Die ausgezeichnete georgisch-türkische Geigerin Veriko Tchumburidze stand dann im Mittelpunkt des Violinkonzerts in a-Moll op. 53 von Antonin Dvorak. Sie gewann 2016 den renommierten Internationalen Henryk Wieniawski Wettbewerb in Polen. Überaus temperamentvoll wurden hier solistische Bravour mit slawischen Klängen und schöner Melodienfülle vereint. Außerdem spürte man gleich zu Beginn die packende Harmonik Beethovens. Stimmungsgegensätze traten im ersten Satz Allegro ma non troppo in reizvoller Weise hervor. Schier unerschöpflich strömten die Rhythmen und Melodien vorbei  – und die knappe Improvisation  mündete nuancenreich in das Adagio ma non troppo. Bei diesem zweiten Satz fesselten vor allem die von der Violine mit großer Innigkeit herausgestellten böhmischen Volksweisen, deren bewegenden Charakter Veriko Tchumburidze mit großer Sensibilität betonte. Im langsamen Satz kam es auch zu einer überaus poetischen Zwiesprache von Sologeige und Horn. Ausgelassene slawische Tänze standen im Mittelpunkt des Rondo-Finales (Allegro giocoso ma non troppo). Furiant und Dumka ergänzten sich dabei mitreissend. Es war eine hervorragende Leistung dieser vielversprechenden jungen Geigerin, die vor allem das melodisch-thematische Figurenwerk herausarbeitete. Der Reichtum der Einfälle ist bei Dvoraks im Jahre 1889 entstandener Sinfonie Nr. 8 in G-Dur op. 88 wirklich bemerkenswert. Sie trägt ihren Beinamen „die Englische“ deswegen, weil sie in England verlegt wurde. Das Staatsorchester Stuttgart betonte unter Marek Janowski überwältigend Melodien, Temperament, Stimmungen und gegensätzliche Klangschönheiten. Ein balladenhafter Grundzug wurde von Janowski nicht verleugnet. Aber auch hier triumphierten wieder die böhmischen Weisen, die in ein unaufhörliches Strömen gerieten.
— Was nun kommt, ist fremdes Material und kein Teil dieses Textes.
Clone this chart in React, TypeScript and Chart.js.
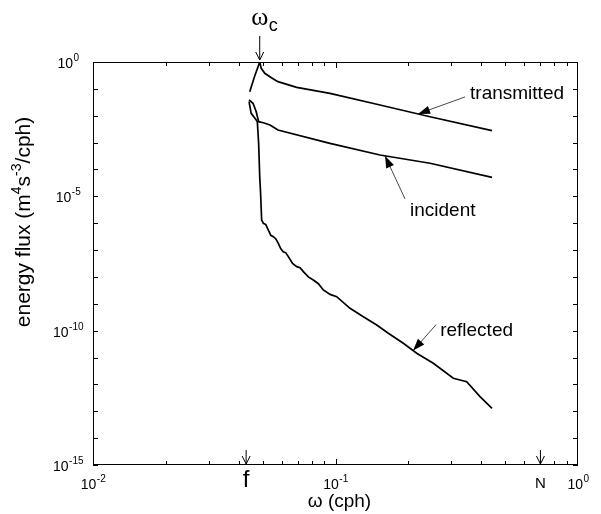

Die Melancholie des Adagio mit seiner eigenartig-stimmungsvollen Schönheit wurde dann in ausgezeichneter Weise getroffen. Ein rhapsodischer Grundzug behauptete sich berührend. Tanzfrohes Nationaltemperament setzte sich schließlich in glanzvollen Fanfaren in triumphierender Weise durch. Gleichzeitig musizierte das Staatsorchester hier immer dezent, transparent, nie aufdringlich und luftig-leicht. Aber es blieb auch Platz für gewaltige akustische Höhepunkte.  Und die Variationen im Finale endeten in einer turbulenten Stretta, die auf die majestätische Coda folgte. „Bravo“-Rufe, starker Schlussapplaus.